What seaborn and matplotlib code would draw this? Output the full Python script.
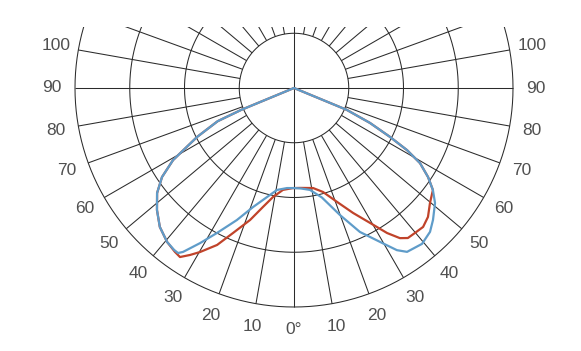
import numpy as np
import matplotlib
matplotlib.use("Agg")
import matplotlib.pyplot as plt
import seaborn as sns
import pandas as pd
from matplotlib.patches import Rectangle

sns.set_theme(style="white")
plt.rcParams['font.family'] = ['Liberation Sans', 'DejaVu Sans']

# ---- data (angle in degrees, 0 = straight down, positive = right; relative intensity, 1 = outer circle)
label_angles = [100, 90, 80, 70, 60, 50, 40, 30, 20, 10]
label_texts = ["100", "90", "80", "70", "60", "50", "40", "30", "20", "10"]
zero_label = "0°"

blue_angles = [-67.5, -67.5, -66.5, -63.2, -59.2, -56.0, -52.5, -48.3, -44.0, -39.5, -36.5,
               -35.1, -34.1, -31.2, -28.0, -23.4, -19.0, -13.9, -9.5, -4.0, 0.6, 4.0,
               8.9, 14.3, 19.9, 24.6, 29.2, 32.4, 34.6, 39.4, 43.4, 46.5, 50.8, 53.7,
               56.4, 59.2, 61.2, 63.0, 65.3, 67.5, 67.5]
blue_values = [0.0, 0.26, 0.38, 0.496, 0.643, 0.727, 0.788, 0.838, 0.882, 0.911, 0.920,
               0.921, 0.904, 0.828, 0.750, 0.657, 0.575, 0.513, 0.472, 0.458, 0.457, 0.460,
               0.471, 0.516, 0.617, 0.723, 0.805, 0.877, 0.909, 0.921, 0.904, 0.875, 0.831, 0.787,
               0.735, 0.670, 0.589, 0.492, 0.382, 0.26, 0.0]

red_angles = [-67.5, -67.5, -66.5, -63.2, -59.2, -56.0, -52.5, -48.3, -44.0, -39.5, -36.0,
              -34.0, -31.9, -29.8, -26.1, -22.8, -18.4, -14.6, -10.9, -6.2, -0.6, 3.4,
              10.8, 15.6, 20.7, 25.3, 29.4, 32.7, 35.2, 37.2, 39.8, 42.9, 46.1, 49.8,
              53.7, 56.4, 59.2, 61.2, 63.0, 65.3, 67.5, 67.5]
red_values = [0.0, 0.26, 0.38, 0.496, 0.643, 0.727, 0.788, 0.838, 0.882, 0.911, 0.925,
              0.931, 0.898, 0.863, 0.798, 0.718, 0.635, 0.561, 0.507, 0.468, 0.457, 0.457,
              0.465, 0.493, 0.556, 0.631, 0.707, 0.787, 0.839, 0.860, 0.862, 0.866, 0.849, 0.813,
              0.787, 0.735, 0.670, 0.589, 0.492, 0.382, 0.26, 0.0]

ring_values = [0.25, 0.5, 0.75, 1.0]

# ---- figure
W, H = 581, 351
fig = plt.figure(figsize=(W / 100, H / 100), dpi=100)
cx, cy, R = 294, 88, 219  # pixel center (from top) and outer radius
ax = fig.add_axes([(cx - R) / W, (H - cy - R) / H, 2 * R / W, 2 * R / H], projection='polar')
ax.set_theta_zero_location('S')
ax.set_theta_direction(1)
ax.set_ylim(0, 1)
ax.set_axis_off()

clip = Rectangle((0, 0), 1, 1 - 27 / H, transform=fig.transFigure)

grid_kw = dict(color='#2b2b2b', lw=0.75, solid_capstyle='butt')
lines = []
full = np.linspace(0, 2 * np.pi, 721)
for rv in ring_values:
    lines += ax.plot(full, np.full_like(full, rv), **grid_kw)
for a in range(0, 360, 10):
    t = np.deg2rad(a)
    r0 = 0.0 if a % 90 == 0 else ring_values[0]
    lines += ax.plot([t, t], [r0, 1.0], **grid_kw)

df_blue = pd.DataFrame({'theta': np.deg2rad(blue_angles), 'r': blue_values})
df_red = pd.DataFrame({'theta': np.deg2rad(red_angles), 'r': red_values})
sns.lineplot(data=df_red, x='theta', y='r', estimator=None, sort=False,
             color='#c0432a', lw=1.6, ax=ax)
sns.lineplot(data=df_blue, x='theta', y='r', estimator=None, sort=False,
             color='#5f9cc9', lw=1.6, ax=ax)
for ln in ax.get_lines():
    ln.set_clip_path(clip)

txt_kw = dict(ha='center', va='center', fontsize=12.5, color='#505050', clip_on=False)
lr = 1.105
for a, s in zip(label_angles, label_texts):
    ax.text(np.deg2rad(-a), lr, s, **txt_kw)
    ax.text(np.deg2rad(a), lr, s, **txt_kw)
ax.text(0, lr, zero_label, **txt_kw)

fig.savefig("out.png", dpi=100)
****************************************
Copy every line of the data exactly as written, excluding the pictures.

What seaborn and matplotlib code would draw this? Output the full Python script.
import numpy as np
import matplotlib
matplotlib.use("Agg")
import matplotlib.pyplot as plt
import seaborn as sns
import pandas as pd
from matplotlib.patches import Rectangle

sns.set_theme(style="white")
plt.rcParams['font.family'] = ['Liberation Sans', 'DejaVu Sans']

# ---- data (angle in degrees, 0 = straight down, positive = right; relative intensity, 1 = outer circle)
label_angles = [100, 90, 80, 70, 60, 50, 40, 30, 20, 10]
label_texts = ["100", "90", "80", "70", "60", "50", "40", "30", "20", "10"]
zero_label = "0°"

blue_angles = [-67.5, -67.5, -66.5, -63.2, -59.2, -56.0, -52.5, -48.3, -44.0, -39.5, -36.5,
               -35.1, -34.1, -31.2, -28.0, -23.4, -19.0, -13.9, -9.5, -4.0, 0.6, 4.0,
               8.9, 14.3, 19.9, 24.6, 29.2, 32.4, 34.6, 39.4, 43.4, 46.5, 50.8, 53.7,
               56.4, 59.2, 61.2, 63.0, 65.3, 67.5, 67.5]
blue_values = [0.0, 0.26, 0.38, 0.496, 0.643, 0.727, 0.788, 0.838, 0.882, 0.911, 0.920,
               0.921, 0.904, 0.828, 0.750, 0.657, 0.575, 0.513, 0.472, 0.458, 0.457, 0.460,
               0.471, 0.516, 0.617, 0.723, 0.805, 0.877, 0.909, 0.921, 0.904, 0.875, 0.831, 0.787,
               0.735, 0.670, 0.589, 0.492, 0.382, 0.26, 0.0]

red_angles = [-67.5, -67.5, -66.5, -63.2, -59.2, -56.0, -52.5, -48.3, -44.0, -39.5, -36.0,
              -34.0, -31.9, -29.8, -26.1, -22.8, -18.4, -14.6, -10.9, -6.2, -0.6, 3.4,
              10.8, 15.6, 20.7, 25.3, 29.4, 32.7, 35.2, 37.2, 39.8, 42.9, 46.1, 49.8,
              53.7, 56.4, 59.2, 61.2, 63.0, 65.3, 67.5, 67.5]
red_values = [0.0, 0.26, 0.38, 0.496, 0.643, 0.727, 0.788, 0.838, 0.882, 0.911, 0.925,
              0.931, 0.898, 0.863, 0.798, 0.718, 0.635, 0.561, 0.507, 0.468, 0.457, 0.457,
              0.465, 0.493, 0.556, 0.631, 0.707, 0.787, 0.839, 0.860, 0.862, 0.866, 0.849, 0.813,
              0.787, 0.735, 0.670, 0.589, 0.492, 0.382, 0.26, 0.0]

ring_values = [0.25, 0.5, 0.75, 1.0]

# ---- figure
W, H = 581, 351
fig = plt.figure(figsize=(W / 100, H / 100), dpi=100)
cx, cy, R = 294, 88, 219  # pixel center (from top) and outer radius
ax = fig.add_axes([(cx - R) / W, (H - cy - R) / H, 2 * R / W, 2 * R / H], projection='polar')
ax.set_theta_zero_location('S')
ax.set_theta_direction(1)
ax.set_ylim(0, 1)
ax.set_axis_off()

clip = Rectangle((0, 0), 1, 1 - 27 / H, transform=fig.transFigure)

grid_kw = dict(color='#2b2b2b', lw=0.75, solid_capstyle='butt')
lines = []
full = np.linspace(0, 2 * np.pi, 721)
for rv in ring_values:
    lines += ax.plot(full, np.full_like(full, rv), **grid_kw)
for a in range(0, 360, 10):
    t = np.deg2rad(a)
    r0 = 0.0 if a % 90 == 0 else ring_values[0]
    lines += ax.plot([t, t], [r0, 1.0], **grid_kw)

df_blue = pd.DataFrame({'theta': np.deg2rad(blue_angles), 'r': blue_values})
df_red = pd.DataFrame({'theta': np.deg2rad(red_angles), 'r': red_values})
sns.lineplot(data=df_red, x='theta', y='r', estimator=None, sort=False,
             color='#c0432a', lw=1.6, ax=ax)
sns.lineplot(data=df_blue, x='theta', y='r', estimator=None, sort=False,
             color='#5f9cc9', lw=1.6, ax=ax)
for ln in ax.get_lines():
    ln.set_clip_path(clip)

txt_kw = dict(ha='center', va='center', fontsize=12.5, color='#505050', clip_on=False)
lr = 1.105
for a, s in zip(label_angles, label_texts):
    ax.text(np.deg2rad(-a), lr, s, **txt_kw)
    ax.text(np.deg2rad(a), lr, s, **txt_kw)
ax.text(0, lr, zero_label, **txt_kw)

fig.savefig("out.png", dpi=100)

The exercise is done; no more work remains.